12 dicembre 2018 13:01

Il brutale omicidio del giornalista saudita residente negli Stati Uniti, Jamal Khashoggi, avvenuto nel consolato dell’Arabia Saudita a Istanbul, ha dominato l’informazione di tutto il mondo per almeno due mesi. Ma il suo caso non è isolato. Secondo l’International press institute, la violenza contro i giornalisti e l’impunità nei confronti di chi commette crimini contro di loro oggi sono “due delle principali minacce alla libertà dei mezzi di informazione nel mondo”.

I governi spesso usano sia il bastone sia la carota per tenere in riga i giornalisti. Possono ricompensarli quando seguono la linea ufficiale, tramite bustarelle o altre forme di corruzione. Mentre chi rifiuta di farsi comprare rischia di essere privato di diritti fondamentali (come il rinnovo del passaporto) o di vedersi distruggere la reputazione.

Alcuni regimi autoritari prendono esempio dal presidente degli Stati Uniti, Donald Trump, che definisce i giornalisti “nemici” che diffondono “notizie false”. Si tratta di una triste rottura con il passato per l’America, un paese che è stato un esempio positivo per i meccanismi formali e informali con cui ha protetto la libertà di stampa e per la sua tradizione di giornalismo investigativo.

Il carcere
La detenzione è un altro strumento usato dai regimi autoritari per mettere a tacere i giornalisti che osano rivelare la verità. In Egitto il giornalista di Al Jazeera Mahmoud Hussein è detenuto da due anni senza processo. Negli Emirati Arabi Uniti, il giornalista giordano Tayseer al Najjar sta scontando una condanna di tre anni, che sarà prolungata se la sua famiglia non sarà in grado di pagare una multa di 136mila dollari, ricevuta per un suo post su Facebook. In Turchia più di 150 giornalisti sono stati arrestati dopo il fallito colpo di stato nel luglio del 2016, rendendola così il paese con il più alto numero di giornalisti in prigione al mondo.

Gli omicidi
E poi ci sono i giornalisti che, per servire la verità, sono costretti all’estremo sacrificio della propria vita. Secondo alcune ricerche, quest’anno sono stati uccisi 73 giornalisti. Nel 2017 ci sono stati almeno cinque casi di omicidi ancora irrisolti in dodici paesi. Tra questi ci sono quelli messi in ginocchio dalla violenza come l’Iraq, la Somalia e la Siria, ma anche quelli democratici – o quasi – come il Brasile, l’India, il Messico, la Nigeria e la Russia.
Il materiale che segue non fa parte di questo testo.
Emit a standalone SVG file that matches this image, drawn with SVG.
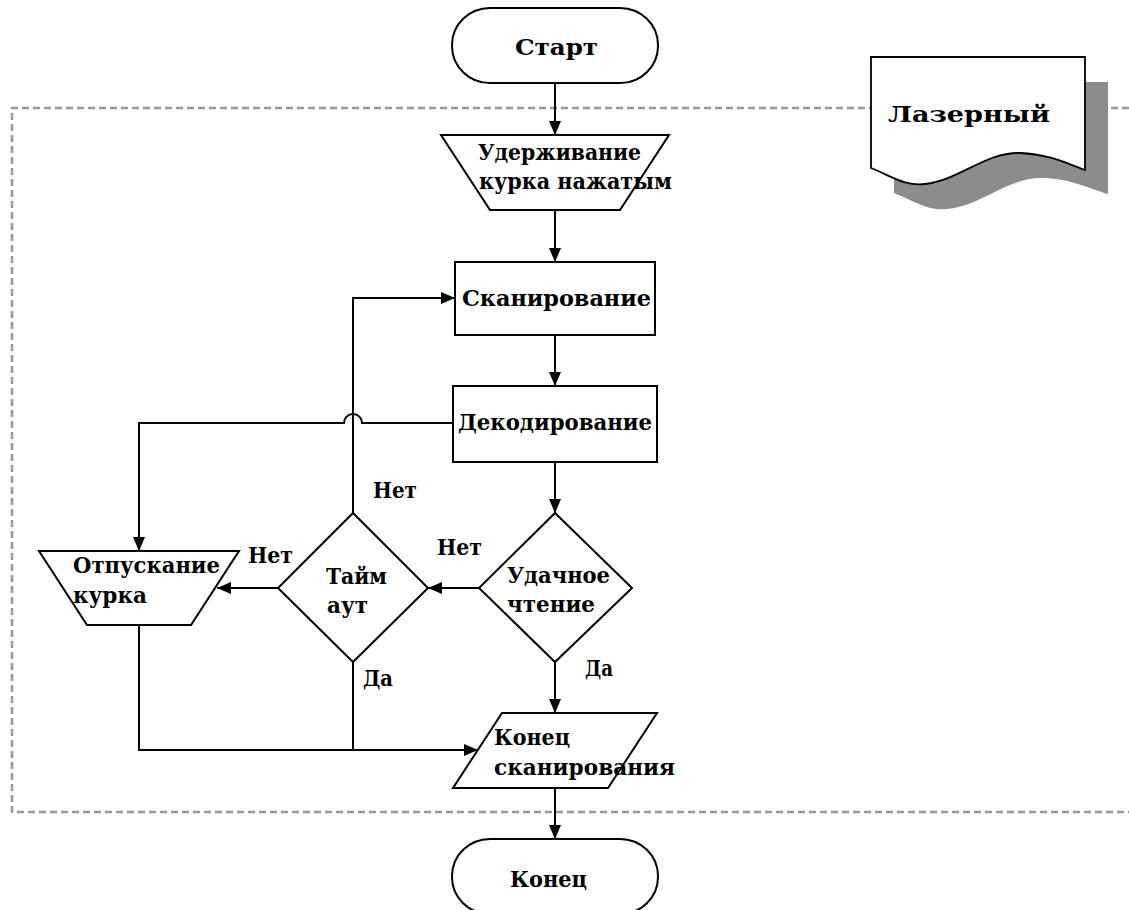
<svg xmlns="http://www.w3.org/2000/svg" width="1129" height="910" viewBox="0 0 1129 910">
<style>
.s{fill:#fff;stroke:#000;stroke-width:2}
.c{fill:none;stroke:#000;stroke-width:2}
text{font-family:"DejaVu Serif","Liberation Serif",serif;font-weight:bold;font-size:23px;fill:#000}
</style>
<defs>
<marker id="a" viewBox="0 0 14 12" refX="14" refY="6" markerWidth="14" markerHeight="12" markerUnits="userSpaceOnUse" orient="auto">
<path d="M0,0 L14,6 L0,12 Z" fill="#000"/>
</marker>
</defs>
<rect width="1129" height="910" fill="#fff"/>
<path d="M1129,108 H12 V812 H1129" fill="none" stroke="#999" stroke-width="2.5" stroke-dasharray="7 4"/>
<g id="laser">
<path d="M894,82 H1108 V194 C1093,190 1073,179 1043,178 C1008,177 983,205 948,209 C928,211 918,203 894,193 Z" fill="#8c8c8c"/>
<path d="M871,57 H1085 V170 C1070,165 1050,154 1020,153 C985,152 960,180 925,184 C905,186 895,178 871,168 Z" fill="#fff" stroke="#000" stroke-width="1.8"/>
<text x="888" y="122" textLength="162" lengthAdjust="spacingAndGlyphs" font-size="25">Лазерный</text>
</g>
<g id="connectors">
<path class="c" d="M555,83 V135" marker-end="url(#a)"/>
<path class="c" d="M555,210 V262" marker-end="url(#a)"/>
<path class="c" d="M555,335 V386" marker-end="url(#a)"/>
<path class="c" d="M555,462 V513" marker-end="url(#a)"/>
<path class="c" d="M479,588 H428" marker-end="url(#a)"/>
<path class="c" d="M278,588 H217" marker-end="url(#a)"/>
<path class="c" d="M353,513 V298 H455" marker-end="url(#a)"/>
<path class="c" d="M453,423 H362 A9,9 0 0 0 344,423 H139 V551" marker-end="url(#a)"/>
<path class="c" d="M555,662 V713" marker-end="url(#a)"/>
<path class="c" d="M139,625 V750 H478" marker-end="url(#a)"/>
<path class="c" d="M353,662 V750"/>
<path class="c" d="M555,788 V839" marker-end="url(#a)"/>
<text x="373" y="498" textLength="44" lengthAdjust="spacingAndGlyphs">Нет</text>
<text x="248" y="563" textLength="45" lengthAdjust="spacingAndGlyphs">Нет</text>
<text x="437" y="555" textLength="45" lengthAdjust="spacingAndGlyphs">Нет</text>
<text x="363" y="686" textLength="30" lengthAdjust="spacingAndGlyphs">Да</text>
<text x="585" y="676" textLength="28" lengthAdjust="spacingAndGlyphs">Да</text>
</g>
<g id="start">
<rect class="s" x="452" y="8" width="206" height="75" rx="38" ry="37"/>
<text x="515" y="55" textLength="83" lengthAdjust="spacingAndGlyphs">Старт</text>
</g>
<g id="hold">
<path class="s" d="M441,135 H669 L620,210 H490 Z"/>
<text x="478" y="160" textLength="163" lengthAdjust="spacingAndGlyphs">Удерживание</text>
<text x="479" y="189" textLength="193" lengthAdjust="spacingAndGlyphs">курка нажатым</text>
</g>
<g id="scan">
<rect class="s" x="455" y="262" width="200" height="73"/>
<text x="462" y="306" textLength="189" lengthAdjust="spacingAndGlyphs">Сканирование</text>
</g>
<g id="decode">
<rect class="s" x="453" y="386" width="204" height="76"/>
<text x="458" y="430" textLength="194" lengthAdjust="spacingAndGlyphs">Декодирование</text>
</g>
<g id="success">
<path class="s" d="M555,513 L632,588 L555,662 L479,588 Z"/>
<text x="507" y="583" textLength="103" lengthAdjust="spacingAndGlyphs">Удачное</text>
<text x="507" y="612" textLength="88" lengthAdjust="spacingAndGlyphs">чтение</text>
</g>
<g id="timeout">
<path class="s" d="M353,513 L428,588 L353,662 L278,588 Z"/>
<text x="326" y="584" textLength="61" lengthAdjust="spacingAndGlyphs">Тайм</text>
<text x="327" y="613" textLength="41" lengthAdjust="spacingAndGlyphs">аут</text>
</g>
<g id="release">
<path class="s" d="M39,551 H239 L191,625 H87 Z"/>
<text x="73" y="573" textLength="147" lengthAdjust="spacingAndGlyphs">Отпускание</text>
<text x="73" y="603" textLength="74" lengthAdjust="spacingAndGlyphs">курка</text>
</g>
<g id="scanend">
<path class="s" d="M502,713 H657 L608,788 H453 Z"/>
<text x="494" y="745" textLength="76" lengthAdjust="spacingAndGlyphs">Конец</text>
<text x="494" y="775" textLength="181" lengthAdjust="spacingAndGlyphs">сканирования</text>
</g>
<g id="end">
<rect class="s" x="452" y="839" width="206" height="75" rx="38" ry="37"/>
<text x="510" y="887" textLength="77" lengthAdjust="spacingAndGlyphs">Конец</text>
</g>
</svg>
Questi paesi – molti dei quali alleati degli Stati Uniti e di altri governi occidentali – spesso non hanno pagato alcun prezzo politico o diplomatico per le loro azioni. In questo senso l’omicidio di Khashoggi lancia un potente messaggio.

Il principe ereditario saudita Mohammed bin Salman è generalmente considerato il mandante dell’omicidio. Eppure giornalisti e attivisti dei diritti umani dei paesi che beneficiano o dipendono dal sostegno finanziario dell’Arabia Saudita sono gentilmente – o non tanto gentilmente – invitati a tacere, mentre il principe è in visita nella regione per rimediare al danno d’immagine.

In molti paesi arabi, per esempio, qualsiasi azione o pubblicazione che possa danneggiare la reputazione di un “paese fratello o amico” è considerata un reato. E quindi, mentre gli attivisti tunisini per i diritti umani protestavano contro la recente visita di Bin Salman nel paese, molti attivisti arabi hanno dovuto astenersi dal farlo – nonostante la loro forte opposizione al leader saudita – per evitare di essere arrestati.

Perfino alcuni paesi occidentali non sono stati in grado di prendere posizione. Donald Trump, per esempio, ha dichiarato la sua vicinanza all’Arabia Saudita, stretta alleata degli Stati Uniti, soprattutto per non compromettere i consistenti contratti di vendita di armi che ha firmato con Riyadh.

I giornalisti palestinesi, che pure subiscono l’occupazione di Israele, sono stati tra i pochi a esprimersi apertamente. Più di 150 di loro hanno firmato una petizione su Aavaz, in cui affermano che l’omicidio di Khashoggi stabilisce “un pericoloso precedente che minaccia le vite dei giornalisti, il loro diritto a esprimersi liberamente, la libertà del lavoro giornalistico, e il diritto dei cittadini di essere informati”.

(Traduzione di Federico Ferrone)

Questo articolo è uscito sul settimanale sudafricano Mail&Guardian.